Restate the listing below word for word, omitting any images.

= = = = = = =

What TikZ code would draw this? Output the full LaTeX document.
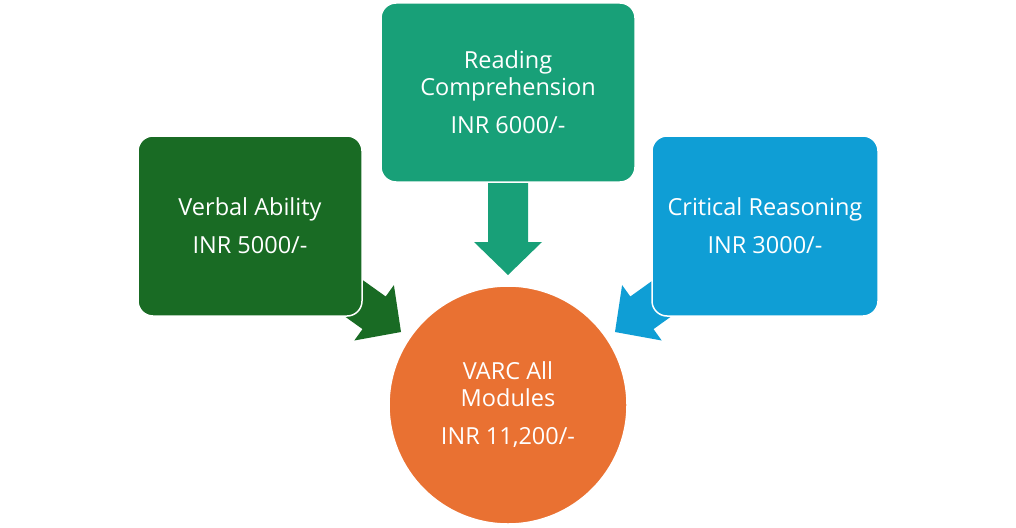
\documentclass[tikz,border=0pt]{standalone}
\usepackage{fontspec}
\setmainfont{Open Sans}
\definecolor{vgreen}{HTML}{196B24}
\definecolor{rteal}{HTML}{18A078}
\definecolor{cblue}{HTML}{0F9ED5}
\definecolor{corange}{HTML}{E97132}
\begin{document}
\begin{tikzpicture}[x=1pt,y=-1pt,
  box/.style={draw=white,line width=1.5pt,rounded corners=15pt,text=white,align=center,
    font=\fontsize{23.5}{27}\selectfont,inner sep=0pt},
  hub/.style={circle,draw=white,line width=1.5pt,fill=corange,text=white,align=center,
    font=\fontsize{23.5}{27}\selectfont,minimum size=238pt,inner sep=0pt}]
\useasboundingbox[fill=white] (0,0) rectangle (1016,527);
% block arrows
\fill[vgreen] (313.7,294.2) -- (336.9,261.6) -- (385.7,296.5) -- (393.9,285.1) -- (401,332)
  -- (354.3,340.5) -- (362.5,329.1) -- cycle;
\fill[cblue] (702.3,294.2) -- (679.1,261.6) -- (630.3,296.5) -- (622.1,285.1) -- (615,332)
  -- (661.7,340.5) -- (653.5,329.1) -- cycle;
\fill[rteal] (488,170) -- (528,170) -- (528,242) -- (542,242) -- (508,275) -- (474,242) -- (488,242) -- cycle;
% boxes
\node[box,fill=vgreen,minimum width=224pt,minimum height=180pt] (va) at (250,226)
  {Verbal Ability\\[11pt]INR 5000/-};
\node[box,fill=rteal,minimum width=254pt,minimum height=179pt] (rc) at (508,92.5)
  {Reading\\Comprehension\\[11pt]INR 6000/-};
\node[box,fill=cblue,minimum width=226pt,minimum height=180pt] (cr) at (765,226)
  {Critical Reasoning\\[11pt]INR 3000/-};
\node[hub] (all) at (508,405) {VARC All\\Modules\\[11pt]INR 11,200/-};
\end{tikzpicture}
\end{document}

= = = = = = =

▶ Correct response
What TikZ code would draw this? Output the full LaTeX document.
\documentclass[tikz,border=0pt]{standalone}
\usepackage{fontspec}
\setmainfont{Open Sans}
\definecolor{vgreen}{HTML}{196B24}
\definecolor{rteal}{HTML}{18A078}
\definecolor{cblue}{HTML}{0F9ED5}
\definecolor{corange}{HTML}{E97132}
\begin{document}
\begin{tikzpicture}[x=1pt,y=-1pt,
  box/.style={draw=white,line width=1.5pt,rounded corners=15pt,text=white,align=center,
    font=\fontsize{23.5}{27}\selectfont,inner sep=0pt},
  hub/.style={circle,draw=white,line width=1.5pt,fill=corange,text=white,align=center,
    font=\fontsize{23.5}{27}\selectfont,minimum size=238pt,inner sep=0pt}]
\useasboundingbox[fill=white] (0,0) rectangle (1016,527);
% block arrows
\fill[vgreen] (313.7,294.2) -- (336.9,261.6) -- (385.7,296.5) -- (393.9,285.1) -- (401,332)
  -- (354.3,340.5) -- (362.5,329.1) -- cycle;
\fill[cblue] (702.3,294.2) -- (679.1,261.6) -- (630.3,296.5) -- (622.1,285.1) -- (615,332)
  -- (661.7,340.5) -- (653.5,329.1) -- cycle;
\fill[rteal] (488,170) -- (528,170) -- (528,242) -- (542,242) -- (508,275) -- (474,242) -- (488,242) -- cycle;
% boxes
\node[box,fill=vgreen,minimum width=224pt,minimum height=180pt] (va) at (250,226)
  {Verbal Ability\\[11pt]INR 5000/-};
\node[box,fill=rteal,minimum width=254pt,minimum height=179pt] (rc) at (508,92.5)
  {Reading\\Comprehension\\[11pt]INR 6000/-};
\node[box,fill=cblue,minimum width=226pt,minimum height=180pt] (cr) at (765,226)
  {Critical Reasoning\\[11pt]INR 3000/-};
\node[hub] (all) at (508,405) {VARC All\\Modules\\[11pt]INR 11,200/-};
\end{tikzpicture}
\end{document}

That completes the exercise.